Beach slant. A too steeply beveled beach surface will make running unpleasant and increase injury risk. The flatter the beach, the better.
Surface condition. Running barefoot on the beach, as a good many if not a majority of beach runners do, means taking into account whether there are excessive seashells, rocks, or (far worse) broken glass or other hazardous debris. If you are venturing into unknown surface conditions, it is worth taking your shoes with you just in case.
Type of sand. Depending on the tide cycle, you may have multiple surfaces to choose from. Soft, dry sand is the hardest to run on because it gives a lot more underfoot than wet sand. Wet, packed sand is what’s left behind as the tide recedes. It’s much more firm than soft sand. If you’re new to beach running, start on the wet sand. If you want to do a soft sand run, get ready for a great workout.

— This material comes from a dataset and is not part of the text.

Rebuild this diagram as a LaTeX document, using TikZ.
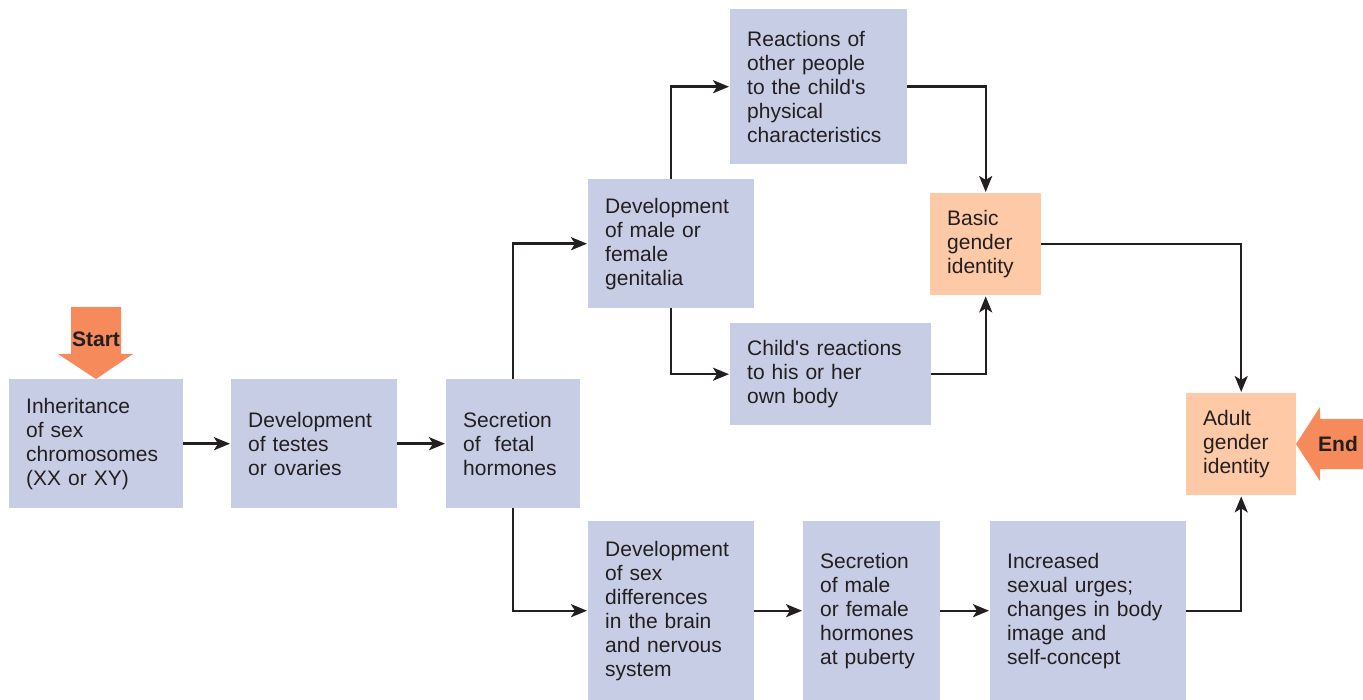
\documentclass[tikz,border=0pt]{standalone}
\usepackage{fontspec}
\setmainfont{Liberation Sans}
\usetikzlibrary{arrows.meta}
\tikzset{>={Stealth[width=13pt,length=16pt,inset=4pt]}}

\definecolor{boxblue}{HTML}{C8CDE6}
\definecolor{boxorange}{HTML}{FDC9A6}
\definecolor{flagorange}{HTML}{F68A5A}
\definecolor{ink}{HTML}{231F20}

\tikzset{
  stage/.style={fill=boxblue, text=ink, align=left, anchor=north west,
    inner xsep=17pt, inner ysep=0pt},
  identity/.style={stage, fill=boxorange},
  link/.style={->, draw=ink, line width=2.4pt, shorten >=1pt},
}

\begin{document}
\begin{tikzpicture}[x=1pt, y=-1pt]

  \fontsize{21}{24}\selectfont
  \newcommand\q{\textquotesingle}

  \useasboundingbox (0,0) rectangle (1363,700);

  %% left chain
  \node[stage, text width=140pt, minimum height=129pt] (inherit) at (9,379)
    {Inheritance\\of sex\\chromosomes\\(XX or XY)};
  \node[stage, text width=132pt, minimum height=129pt] (testes) at (231,379)
    {Development\\of testes\\or ovaries};
  \node[stage, text width=100pt, minimum height=129pt] (fetal) at (446,379)
    {Secretion\\of~ fetal\\hormones};

  %% upper branch
  \node[stage, text width=132pt, minimum height=129pt] (genitalia) at (588,179)
    {Development\\of male or\\female\\genitalia};
  \node[stage, text width=143pt, minimum height=155pt] (others) at (730,9)
    {Reactions of\\other people\\to the child\q s\\physical\\characteristics};
  \node[stage, text width=167pt, minimum height=102pt] (ownbody) at (730,323)
    {Child\q s reactions\\to his or her\\own body};
  \node[identity, text width=77pt, minimum height=102pt] (basic) at (930,193)
    {Basic\\gender\\identity};
  \node[identity, text width=76pt, minimum height=102pt] (adult) at (1186,393)
    {Adult\\gender\\identity};

  %% lower branch
  \node[stage, text width=132pt, minimum height=179pt] (brain) at (588,521)
    {Development\\of sex\\differences\\in the brain\\and nervous\\system};
  \node[stage, text width=103pt, minimum height=179pt] (puberty) at (803,521)
    {Secretion\\of male\\or female\\hormones\\at puberty};
  \node[stage, text width=162pt, minimum height=179pt] (urges) at (990,521)
    {Increased\\sexual urges;\\changes in body\\image and\\self-concept};

  %% start / end flags
  \fill[flagorange] (71,307) -- (121,307) -- (121,354) -- (133,354) -- (96,379)
    -- (58,354) -- (71,354) -- cycle;
  \node[text=ink, font=\bfseries] (start) at (96,339) {Start};
  \fill[flagorange] (1363,419) -- (1320,419) -- (1320,407) -- (1296,444)
    -- (1320,481) -- (1320,469) -- (1363,469) -- cycle;
  \node[text=ink, font=\bfseries] (finish) at (1338,444) {End};

  %% connectors
  \draw[link] (inherit) -- (testes);
  \draw[link] (testes) -- (fetal);
  \draw[link] (fetal.north) |- (genitalia.west);
  \draw[link] (fetal.south) |- (brain.west);
  \draw[link] (genitalia.north) |- (others.west);
  \draw[link] (genitalia.south) |- (ownbody.west);
  \draw[link] (others.east) -| (basic.north);
  \draw[link] (ownbody.east) -| (basic.south);
  \draw[link] (basic.east) -| (adult.north);
  \draw[link] (brain) -- (puberty);
  \draw[link] (puberty) -- (urges);
  \draw[link] (urges.east) -| (adult.south);

\end{tikzpicture}
\end{document}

Tidal patterns. Do check the tide chart so that you ensure:
- You get the type of sand you want
- You do not have too narrow of a sand strip to run on (that you’ll also be sharing with walkers, swimmers, and sunbathers)
Low tide or a receding tide is the best bet for accommodating the above. Free tide charts by state can be found here: http://www.freetidetables.com/.
Calf and ankle strain. Like hill running, the calf and Achilles bear a lot of the brunt of running on sand. If you choose to go without shoes, do so with caution. You’ll have to acclimate quickly to running without an elevated heel, and fatigue can befall you rather quickly if you’re new to beach running. Don’t push the intensity your first time on the sand. Make it an enjoyable workout. Keep your mileage low and allow yourself a slower, more relaxed pace. And while the ground force impact of running on sand is softer than on pavement, the uncertain surface makes it easier to twist or sprain an ankle.
Bright hot sun. At least 20 minutes before setting out, always lather sunscreen on all of your exposed skin, in generous amounts. You might want to wear a cap and sunglasses are a must.
Lower body strength. When the sand moves beneath your feet it engages your ankles, arches and calves and causes them to become stronger. Another 1998 study, this time published in the Journal of Strength and Conditioning Research looked at the adaptations from running on sand in high school- and college-aged males as compared both to road runners and controls. After six weeks, calf circumference increased significantly in the sand runners. And while both road running and sand running groups increased in vertical jumping ability and thigh circumference, the sand runners underwent the greatest physiological and performance changes.
Calories burned. In 1992, researchers in Europe found that people who walked or ran on sand burned between 1.2 and 1.8 times more calories per mile, which equates to between 20 and 80 extra calories This matches what researchers reported six years later, with a 1.6 times energy expenditure on dry sand.